Who's Your Audience?
Presenting to executives who want the big picture? Or department heads who need operational details? The same budget tells different stories depending on who's listening. We can help you identify what matters to each group.
What's the Context?
Annual planning cycles feel different from mid-year adjustments or emergency reallocations. The timeframe and stakes change how you should structure your presentation. Some situations need more context than others.
What's Your Experience Level?
First time presenting a departmental budget? Or have you done this before but want to improve specific aspects? Your starting point determines which skills to develop first. There's no shame in being new to this.

Roland Chen
Former CFO turned educator. Spent 12 years presenting budgets to boards, investors, and skeptical department heads. Now helps others avoid the mistakes he made early on.
How We Approach This
Start With Scenarios, Not Templates
We work through real situations you might face. Like explaining why marketing costs increased 18% when revenue only grew 12%. Or defending a capital expenditure when everyone's focused on operational efficiency. Templates come later.
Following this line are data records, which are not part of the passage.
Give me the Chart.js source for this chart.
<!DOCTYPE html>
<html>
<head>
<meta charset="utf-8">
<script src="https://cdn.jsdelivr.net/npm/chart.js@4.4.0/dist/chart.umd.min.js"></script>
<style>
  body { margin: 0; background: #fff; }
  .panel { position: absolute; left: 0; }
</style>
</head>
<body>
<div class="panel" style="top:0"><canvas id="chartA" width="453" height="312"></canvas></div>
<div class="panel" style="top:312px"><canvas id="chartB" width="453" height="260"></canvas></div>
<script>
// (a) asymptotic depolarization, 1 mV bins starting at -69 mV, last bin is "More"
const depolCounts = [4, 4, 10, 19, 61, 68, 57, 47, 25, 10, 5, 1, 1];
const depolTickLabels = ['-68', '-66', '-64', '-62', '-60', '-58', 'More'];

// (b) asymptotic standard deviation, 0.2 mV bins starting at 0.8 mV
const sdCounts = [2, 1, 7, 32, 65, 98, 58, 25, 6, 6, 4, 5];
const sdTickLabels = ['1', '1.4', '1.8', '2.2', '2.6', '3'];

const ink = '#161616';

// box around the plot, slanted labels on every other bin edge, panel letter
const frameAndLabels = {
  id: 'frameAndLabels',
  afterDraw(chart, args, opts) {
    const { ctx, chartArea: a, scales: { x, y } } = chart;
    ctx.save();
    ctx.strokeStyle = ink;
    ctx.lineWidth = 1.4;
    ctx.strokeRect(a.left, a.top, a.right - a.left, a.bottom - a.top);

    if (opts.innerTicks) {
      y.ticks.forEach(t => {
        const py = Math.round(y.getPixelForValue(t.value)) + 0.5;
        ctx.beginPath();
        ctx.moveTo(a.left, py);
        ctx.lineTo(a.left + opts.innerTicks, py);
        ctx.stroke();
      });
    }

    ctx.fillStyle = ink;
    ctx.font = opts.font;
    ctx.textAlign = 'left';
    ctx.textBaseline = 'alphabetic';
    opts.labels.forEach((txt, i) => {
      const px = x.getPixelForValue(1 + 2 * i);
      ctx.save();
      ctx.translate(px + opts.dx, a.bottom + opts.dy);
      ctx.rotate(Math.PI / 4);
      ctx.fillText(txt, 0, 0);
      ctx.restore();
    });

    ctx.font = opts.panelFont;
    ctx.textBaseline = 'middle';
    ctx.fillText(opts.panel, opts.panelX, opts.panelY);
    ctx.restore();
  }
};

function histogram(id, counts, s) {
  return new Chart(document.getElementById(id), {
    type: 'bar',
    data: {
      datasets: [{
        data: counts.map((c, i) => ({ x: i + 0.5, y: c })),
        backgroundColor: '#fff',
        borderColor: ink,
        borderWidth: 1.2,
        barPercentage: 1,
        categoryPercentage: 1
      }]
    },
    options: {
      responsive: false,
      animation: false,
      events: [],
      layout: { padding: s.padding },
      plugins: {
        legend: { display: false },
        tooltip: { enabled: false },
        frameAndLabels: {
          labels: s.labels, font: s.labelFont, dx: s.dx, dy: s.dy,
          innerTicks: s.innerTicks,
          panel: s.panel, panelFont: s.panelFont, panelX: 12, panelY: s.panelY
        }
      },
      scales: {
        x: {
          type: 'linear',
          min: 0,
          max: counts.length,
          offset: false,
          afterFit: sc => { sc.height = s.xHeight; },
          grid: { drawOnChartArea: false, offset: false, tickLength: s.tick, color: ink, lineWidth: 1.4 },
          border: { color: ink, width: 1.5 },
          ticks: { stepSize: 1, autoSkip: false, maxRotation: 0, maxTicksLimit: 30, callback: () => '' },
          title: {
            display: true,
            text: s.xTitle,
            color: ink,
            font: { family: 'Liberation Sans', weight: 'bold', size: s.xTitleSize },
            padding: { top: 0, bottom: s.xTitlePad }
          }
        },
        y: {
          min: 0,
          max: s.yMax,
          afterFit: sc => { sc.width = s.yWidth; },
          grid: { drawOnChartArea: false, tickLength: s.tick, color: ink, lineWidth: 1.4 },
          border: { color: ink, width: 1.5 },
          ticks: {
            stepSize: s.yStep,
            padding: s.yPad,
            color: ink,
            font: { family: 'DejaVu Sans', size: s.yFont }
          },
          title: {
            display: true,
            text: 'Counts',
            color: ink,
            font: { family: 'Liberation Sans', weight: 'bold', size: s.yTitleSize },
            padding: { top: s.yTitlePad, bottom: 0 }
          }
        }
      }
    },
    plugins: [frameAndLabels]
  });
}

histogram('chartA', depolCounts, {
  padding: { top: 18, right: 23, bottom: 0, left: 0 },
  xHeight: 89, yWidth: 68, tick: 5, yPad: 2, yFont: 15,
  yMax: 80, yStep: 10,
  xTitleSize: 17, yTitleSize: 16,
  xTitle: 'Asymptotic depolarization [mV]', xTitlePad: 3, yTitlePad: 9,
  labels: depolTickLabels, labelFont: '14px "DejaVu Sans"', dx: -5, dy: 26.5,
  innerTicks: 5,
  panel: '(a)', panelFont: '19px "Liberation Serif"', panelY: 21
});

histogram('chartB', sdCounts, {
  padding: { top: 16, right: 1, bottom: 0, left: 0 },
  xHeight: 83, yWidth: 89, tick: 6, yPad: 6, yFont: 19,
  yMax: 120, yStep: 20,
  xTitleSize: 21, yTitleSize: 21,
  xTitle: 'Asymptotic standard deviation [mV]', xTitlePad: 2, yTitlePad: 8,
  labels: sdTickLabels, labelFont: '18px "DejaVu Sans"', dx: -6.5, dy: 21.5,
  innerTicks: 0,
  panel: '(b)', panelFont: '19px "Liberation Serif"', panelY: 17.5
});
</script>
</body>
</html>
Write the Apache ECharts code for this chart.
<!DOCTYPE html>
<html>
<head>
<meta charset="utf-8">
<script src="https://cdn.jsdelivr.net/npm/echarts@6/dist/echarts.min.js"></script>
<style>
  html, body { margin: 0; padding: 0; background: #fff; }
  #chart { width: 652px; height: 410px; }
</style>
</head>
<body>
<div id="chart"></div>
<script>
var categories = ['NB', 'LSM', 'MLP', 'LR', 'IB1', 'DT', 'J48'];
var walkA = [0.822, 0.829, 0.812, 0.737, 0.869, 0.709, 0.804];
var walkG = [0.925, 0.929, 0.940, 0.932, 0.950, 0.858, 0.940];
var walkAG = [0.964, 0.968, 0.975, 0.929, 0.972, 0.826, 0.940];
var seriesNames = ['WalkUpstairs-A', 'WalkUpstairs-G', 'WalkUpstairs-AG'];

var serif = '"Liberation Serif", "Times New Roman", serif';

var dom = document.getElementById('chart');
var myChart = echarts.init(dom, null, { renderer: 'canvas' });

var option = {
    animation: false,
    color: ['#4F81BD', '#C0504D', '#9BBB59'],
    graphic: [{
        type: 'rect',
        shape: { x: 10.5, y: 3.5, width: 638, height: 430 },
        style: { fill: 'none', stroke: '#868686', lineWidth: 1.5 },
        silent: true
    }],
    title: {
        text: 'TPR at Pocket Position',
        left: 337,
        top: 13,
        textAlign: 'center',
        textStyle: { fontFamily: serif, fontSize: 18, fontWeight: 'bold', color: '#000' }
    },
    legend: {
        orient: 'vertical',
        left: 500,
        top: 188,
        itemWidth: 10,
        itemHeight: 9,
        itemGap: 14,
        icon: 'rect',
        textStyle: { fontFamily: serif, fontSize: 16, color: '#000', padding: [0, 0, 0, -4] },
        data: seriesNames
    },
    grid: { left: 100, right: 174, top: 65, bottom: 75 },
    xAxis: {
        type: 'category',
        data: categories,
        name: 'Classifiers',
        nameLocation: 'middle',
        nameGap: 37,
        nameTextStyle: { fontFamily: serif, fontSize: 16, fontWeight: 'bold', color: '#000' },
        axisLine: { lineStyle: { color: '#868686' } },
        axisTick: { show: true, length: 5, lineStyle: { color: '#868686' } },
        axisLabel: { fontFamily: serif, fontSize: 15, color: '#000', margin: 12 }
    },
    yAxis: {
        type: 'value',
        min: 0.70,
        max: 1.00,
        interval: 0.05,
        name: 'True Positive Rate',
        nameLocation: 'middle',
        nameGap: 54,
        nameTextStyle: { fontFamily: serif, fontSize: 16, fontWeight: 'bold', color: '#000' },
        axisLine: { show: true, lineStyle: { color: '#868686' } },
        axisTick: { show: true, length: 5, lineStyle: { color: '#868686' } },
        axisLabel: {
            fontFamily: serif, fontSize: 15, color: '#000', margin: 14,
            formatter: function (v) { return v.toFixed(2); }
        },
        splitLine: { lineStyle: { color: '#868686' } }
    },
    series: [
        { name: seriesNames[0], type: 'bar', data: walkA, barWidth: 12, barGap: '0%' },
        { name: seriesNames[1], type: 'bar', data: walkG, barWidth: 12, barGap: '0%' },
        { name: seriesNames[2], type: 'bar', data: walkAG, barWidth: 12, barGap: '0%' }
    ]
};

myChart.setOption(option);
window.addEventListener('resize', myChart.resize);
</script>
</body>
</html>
Practice the Difficult Conversations
Someone will ask why you allocated resources this way instead of that way. We rehearse these moments. Not with scripted answers, but by developing a framework for thinking through trade-offs on your feet.
Build Your Personal Approach
Budget presentations work better when they sound like you. We help you find language and structures that match how you naturally explain things. Some people love data visualizations. Others prefer narrative. Both can work.
Test With Feedback Loops
You'll present draft budgets to peers and instructors who ask the annoying questions. The ones you hope nobody thinks of. Better to stumble in practice than in the actual meeting with stakeholders.
Different Starting Points, Different Paths
Two people with similar job titles might need completely different preparation. Here's what that looks like in practice.

Nina's Situation
Works in operations for a manufacturing company. Been analyzing budgets for three years but never presented one. Good with Excel, uncomfortable speaking to groups larger than five people.
She needed to work on structuring verbal explanations and handling interruptions during presentations. The numbers part? She already had that covered.
Different Challenge Entirely
Then there's the finance manager who's been presenting budgets for years but keeps getting pushback from department heads. Confident speaker, solid analysis. But somehow the conversations always turned confrontational.
His issue wasn't presentation skills. It was framing. He focused on constraints and limitations. Stakeholders heard "no" even when he wasn't saying it.